◆ EXERCISE PROMPT
Retype only what runs from the first line of the records to the line with "from matplotlib.patches import", inclusive, and no pictures.

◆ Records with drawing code
[start]

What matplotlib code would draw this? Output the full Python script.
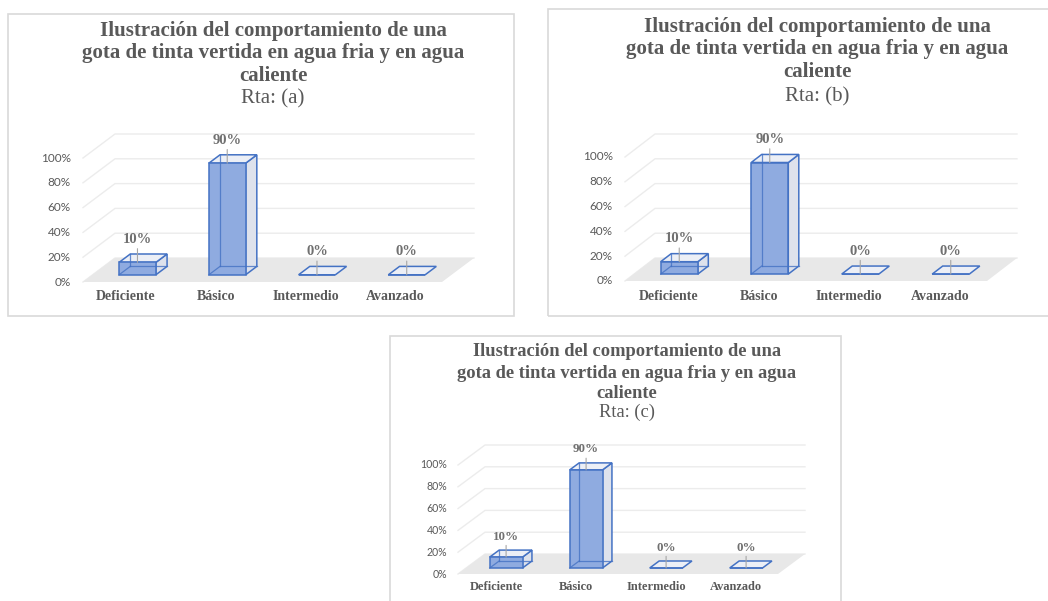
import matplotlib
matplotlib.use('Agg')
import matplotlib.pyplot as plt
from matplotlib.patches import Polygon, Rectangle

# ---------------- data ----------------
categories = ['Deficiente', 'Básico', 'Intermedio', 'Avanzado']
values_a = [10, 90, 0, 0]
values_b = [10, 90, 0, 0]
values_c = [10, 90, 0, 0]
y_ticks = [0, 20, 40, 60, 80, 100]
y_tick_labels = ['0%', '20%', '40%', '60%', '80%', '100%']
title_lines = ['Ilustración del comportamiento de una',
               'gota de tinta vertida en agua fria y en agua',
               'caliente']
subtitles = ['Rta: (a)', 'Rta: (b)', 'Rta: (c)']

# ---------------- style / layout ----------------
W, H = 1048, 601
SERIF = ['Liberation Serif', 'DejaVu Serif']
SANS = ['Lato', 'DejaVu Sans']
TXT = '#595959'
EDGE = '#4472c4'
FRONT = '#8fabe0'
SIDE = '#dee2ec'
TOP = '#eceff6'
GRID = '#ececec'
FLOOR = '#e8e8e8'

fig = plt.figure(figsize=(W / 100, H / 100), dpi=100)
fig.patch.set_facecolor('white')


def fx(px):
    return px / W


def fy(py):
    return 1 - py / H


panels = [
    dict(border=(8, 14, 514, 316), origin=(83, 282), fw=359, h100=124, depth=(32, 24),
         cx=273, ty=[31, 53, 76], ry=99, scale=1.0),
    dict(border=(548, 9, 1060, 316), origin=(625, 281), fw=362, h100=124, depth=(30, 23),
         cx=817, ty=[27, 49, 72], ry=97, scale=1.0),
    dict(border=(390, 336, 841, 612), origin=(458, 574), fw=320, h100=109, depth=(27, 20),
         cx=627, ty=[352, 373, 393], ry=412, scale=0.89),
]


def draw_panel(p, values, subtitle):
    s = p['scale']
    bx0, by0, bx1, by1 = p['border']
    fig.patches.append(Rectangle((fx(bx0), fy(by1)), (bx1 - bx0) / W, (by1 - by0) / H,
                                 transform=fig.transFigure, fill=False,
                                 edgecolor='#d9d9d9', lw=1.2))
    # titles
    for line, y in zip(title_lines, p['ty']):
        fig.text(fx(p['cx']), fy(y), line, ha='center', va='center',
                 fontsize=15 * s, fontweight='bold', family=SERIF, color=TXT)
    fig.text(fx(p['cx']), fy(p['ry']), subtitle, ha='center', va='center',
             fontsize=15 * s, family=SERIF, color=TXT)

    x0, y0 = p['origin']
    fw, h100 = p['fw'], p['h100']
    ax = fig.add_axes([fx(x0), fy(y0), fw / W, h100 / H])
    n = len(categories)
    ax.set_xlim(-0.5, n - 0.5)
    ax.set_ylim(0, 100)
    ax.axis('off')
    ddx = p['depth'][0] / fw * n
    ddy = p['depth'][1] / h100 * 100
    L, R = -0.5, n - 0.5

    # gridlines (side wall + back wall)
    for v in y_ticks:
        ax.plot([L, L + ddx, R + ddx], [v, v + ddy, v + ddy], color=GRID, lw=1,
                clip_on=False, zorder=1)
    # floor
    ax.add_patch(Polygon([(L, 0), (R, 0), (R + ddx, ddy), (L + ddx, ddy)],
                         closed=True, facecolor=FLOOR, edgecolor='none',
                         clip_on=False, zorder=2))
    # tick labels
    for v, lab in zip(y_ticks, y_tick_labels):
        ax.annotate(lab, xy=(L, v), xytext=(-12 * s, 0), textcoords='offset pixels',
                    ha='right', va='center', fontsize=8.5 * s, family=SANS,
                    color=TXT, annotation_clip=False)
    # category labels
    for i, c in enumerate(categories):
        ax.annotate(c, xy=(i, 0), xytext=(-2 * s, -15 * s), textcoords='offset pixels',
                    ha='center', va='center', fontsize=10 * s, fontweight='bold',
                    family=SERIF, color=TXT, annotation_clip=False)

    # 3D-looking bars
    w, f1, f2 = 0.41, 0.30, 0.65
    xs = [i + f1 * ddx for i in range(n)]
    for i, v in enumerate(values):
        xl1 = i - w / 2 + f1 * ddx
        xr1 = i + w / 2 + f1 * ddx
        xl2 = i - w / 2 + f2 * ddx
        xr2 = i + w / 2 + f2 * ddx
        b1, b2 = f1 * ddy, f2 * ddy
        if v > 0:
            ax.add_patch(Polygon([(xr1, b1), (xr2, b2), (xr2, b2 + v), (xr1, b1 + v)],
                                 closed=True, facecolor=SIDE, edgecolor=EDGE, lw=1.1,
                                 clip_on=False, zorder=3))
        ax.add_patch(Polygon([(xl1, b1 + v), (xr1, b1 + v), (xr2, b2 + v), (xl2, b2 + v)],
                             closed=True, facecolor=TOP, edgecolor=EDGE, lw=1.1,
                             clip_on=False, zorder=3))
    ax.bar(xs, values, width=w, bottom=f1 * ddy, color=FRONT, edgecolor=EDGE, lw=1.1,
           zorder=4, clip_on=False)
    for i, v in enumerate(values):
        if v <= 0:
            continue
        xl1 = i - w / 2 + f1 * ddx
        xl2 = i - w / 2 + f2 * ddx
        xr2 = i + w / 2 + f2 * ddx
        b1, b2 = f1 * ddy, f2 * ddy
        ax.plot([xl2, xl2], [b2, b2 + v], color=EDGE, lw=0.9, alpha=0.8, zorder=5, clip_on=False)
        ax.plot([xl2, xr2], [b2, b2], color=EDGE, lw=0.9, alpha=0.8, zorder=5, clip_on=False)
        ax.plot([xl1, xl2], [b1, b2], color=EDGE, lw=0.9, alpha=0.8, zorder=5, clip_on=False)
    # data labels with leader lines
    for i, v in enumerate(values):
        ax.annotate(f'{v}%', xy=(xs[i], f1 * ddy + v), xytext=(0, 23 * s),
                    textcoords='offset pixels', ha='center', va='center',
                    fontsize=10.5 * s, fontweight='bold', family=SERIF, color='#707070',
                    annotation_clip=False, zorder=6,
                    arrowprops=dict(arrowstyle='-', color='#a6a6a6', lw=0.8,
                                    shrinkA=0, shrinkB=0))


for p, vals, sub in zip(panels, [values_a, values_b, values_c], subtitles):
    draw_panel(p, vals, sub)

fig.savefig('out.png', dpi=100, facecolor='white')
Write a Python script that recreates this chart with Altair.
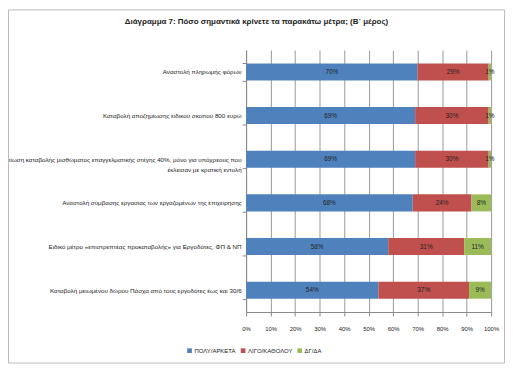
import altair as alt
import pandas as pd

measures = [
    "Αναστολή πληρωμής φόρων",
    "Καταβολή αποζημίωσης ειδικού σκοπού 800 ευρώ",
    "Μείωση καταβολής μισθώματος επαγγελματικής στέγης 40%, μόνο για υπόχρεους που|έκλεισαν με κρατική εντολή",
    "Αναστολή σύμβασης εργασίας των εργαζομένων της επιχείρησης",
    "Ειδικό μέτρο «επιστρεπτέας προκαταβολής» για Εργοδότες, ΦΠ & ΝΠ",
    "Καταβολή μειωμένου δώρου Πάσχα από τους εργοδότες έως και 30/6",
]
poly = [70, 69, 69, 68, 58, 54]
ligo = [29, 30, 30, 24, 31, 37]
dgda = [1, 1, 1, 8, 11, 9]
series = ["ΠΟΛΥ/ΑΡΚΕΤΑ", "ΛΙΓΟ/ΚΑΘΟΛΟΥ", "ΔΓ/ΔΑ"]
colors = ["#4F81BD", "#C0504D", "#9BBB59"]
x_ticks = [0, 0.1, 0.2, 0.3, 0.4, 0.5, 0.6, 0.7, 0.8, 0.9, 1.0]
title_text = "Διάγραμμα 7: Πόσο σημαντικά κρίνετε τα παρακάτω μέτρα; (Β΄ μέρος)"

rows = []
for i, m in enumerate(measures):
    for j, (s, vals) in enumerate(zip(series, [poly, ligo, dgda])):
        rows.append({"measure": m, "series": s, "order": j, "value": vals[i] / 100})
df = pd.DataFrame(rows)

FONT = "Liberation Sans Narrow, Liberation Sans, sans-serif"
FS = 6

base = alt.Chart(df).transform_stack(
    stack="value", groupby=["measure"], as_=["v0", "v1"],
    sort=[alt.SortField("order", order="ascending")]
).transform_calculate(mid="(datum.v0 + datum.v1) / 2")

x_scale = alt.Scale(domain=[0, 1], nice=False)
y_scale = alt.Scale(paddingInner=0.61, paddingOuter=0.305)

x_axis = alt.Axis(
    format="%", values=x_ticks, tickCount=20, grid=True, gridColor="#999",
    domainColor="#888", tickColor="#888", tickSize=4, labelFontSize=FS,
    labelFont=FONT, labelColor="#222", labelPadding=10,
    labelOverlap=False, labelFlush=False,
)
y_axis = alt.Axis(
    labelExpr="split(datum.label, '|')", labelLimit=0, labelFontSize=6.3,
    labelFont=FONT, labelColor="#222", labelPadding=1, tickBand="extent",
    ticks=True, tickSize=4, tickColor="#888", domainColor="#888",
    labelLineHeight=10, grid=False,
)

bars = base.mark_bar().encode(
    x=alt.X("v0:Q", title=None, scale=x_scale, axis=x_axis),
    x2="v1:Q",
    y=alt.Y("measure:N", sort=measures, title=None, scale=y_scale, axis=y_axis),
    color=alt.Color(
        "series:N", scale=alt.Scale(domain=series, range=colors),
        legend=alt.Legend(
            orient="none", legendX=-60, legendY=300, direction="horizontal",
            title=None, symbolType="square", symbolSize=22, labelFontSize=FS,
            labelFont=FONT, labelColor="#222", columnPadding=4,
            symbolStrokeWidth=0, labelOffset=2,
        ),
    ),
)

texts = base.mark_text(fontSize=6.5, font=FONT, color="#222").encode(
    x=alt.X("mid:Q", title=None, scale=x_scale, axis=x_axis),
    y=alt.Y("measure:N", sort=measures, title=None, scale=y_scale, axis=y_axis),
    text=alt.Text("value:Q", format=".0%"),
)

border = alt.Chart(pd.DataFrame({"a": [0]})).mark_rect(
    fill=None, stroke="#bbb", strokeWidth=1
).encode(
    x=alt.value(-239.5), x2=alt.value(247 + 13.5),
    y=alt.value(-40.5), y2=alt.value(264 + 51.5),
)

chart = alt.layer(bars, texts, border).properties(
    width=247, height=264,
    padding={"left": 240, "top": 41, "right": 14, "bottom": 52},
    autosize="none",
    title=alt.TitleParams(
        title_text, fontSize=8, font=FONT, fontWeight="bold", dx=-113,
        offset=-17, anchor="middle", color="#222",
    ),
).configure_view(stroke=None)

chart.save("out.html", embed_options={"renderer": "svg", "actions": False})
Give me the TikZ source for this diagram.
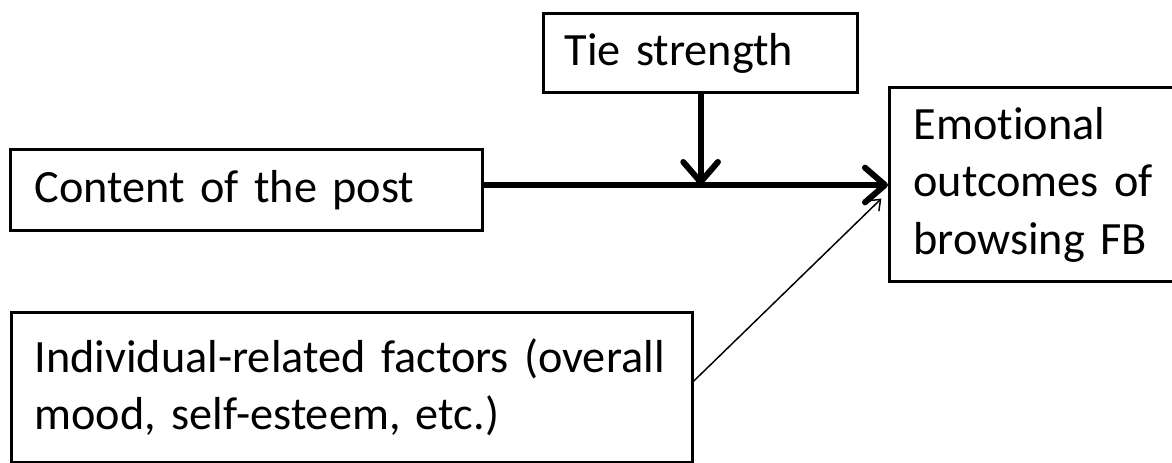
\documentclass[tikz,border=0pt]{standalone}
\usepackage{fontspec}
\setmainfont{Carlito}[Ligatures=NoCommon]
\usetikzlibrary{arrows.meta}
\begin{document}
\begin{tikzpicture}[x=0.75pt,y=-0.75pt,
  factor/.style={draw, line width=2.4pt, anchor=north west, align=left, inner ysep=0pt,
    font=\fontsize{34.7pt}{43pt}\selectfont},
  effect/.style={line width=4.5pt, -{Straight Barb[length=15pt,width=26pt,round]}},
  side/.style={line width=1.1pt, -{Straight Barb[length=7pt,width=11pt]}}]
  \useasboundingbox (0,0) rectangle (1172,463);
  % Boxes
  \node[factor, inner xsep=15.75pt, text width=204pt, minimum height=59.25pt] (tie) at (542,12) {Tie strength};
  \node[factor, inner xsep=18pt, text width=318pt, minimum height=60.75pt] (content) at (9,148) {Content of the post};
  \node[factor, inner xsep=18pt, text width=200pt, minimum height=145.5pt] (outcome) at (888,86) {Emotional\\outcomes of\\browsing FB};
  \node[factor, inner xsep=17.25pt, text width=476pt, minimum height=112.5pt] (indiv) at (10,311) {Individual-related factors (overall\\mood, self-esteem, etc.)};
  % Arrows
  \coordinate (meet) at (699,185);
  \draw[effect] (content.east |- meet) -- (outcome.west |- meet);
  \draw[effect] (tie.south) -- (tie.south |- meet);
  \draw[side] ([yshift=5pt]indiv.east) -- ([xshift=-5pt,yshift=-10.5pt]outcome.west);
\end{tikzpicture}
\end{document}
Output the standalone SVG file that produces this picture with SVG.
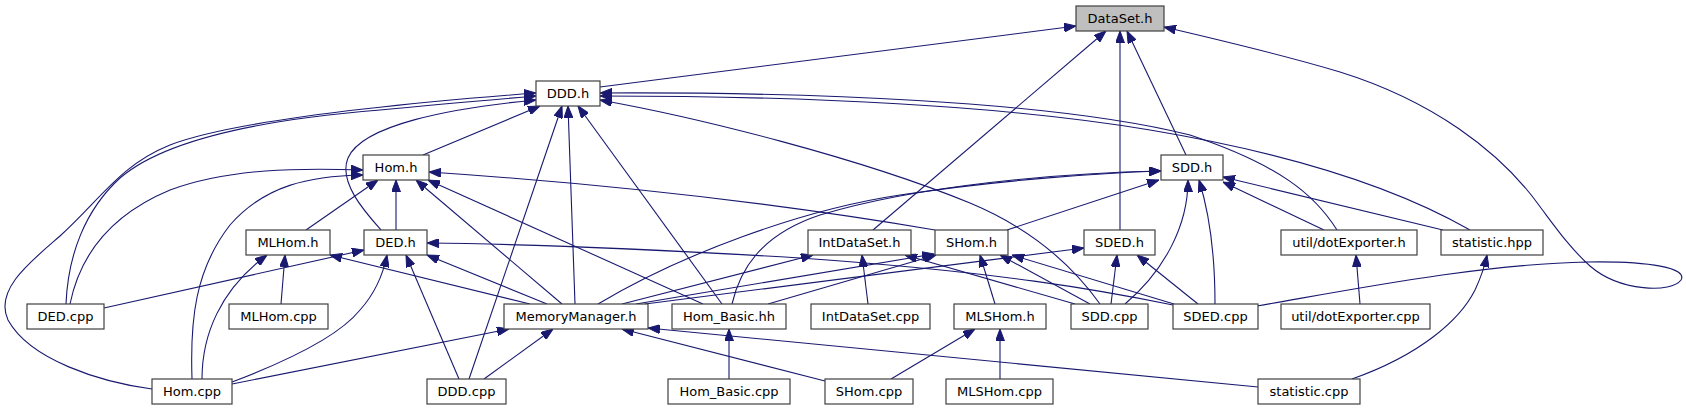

[end]

◆ ANSWER
What matplotlib code would draw this? Output the full Python script.
import matplotlib
matplotlib.use('Agg')
import matplotlib.pyplot as plt
from matplotlib.patches import Polygon, Rectangle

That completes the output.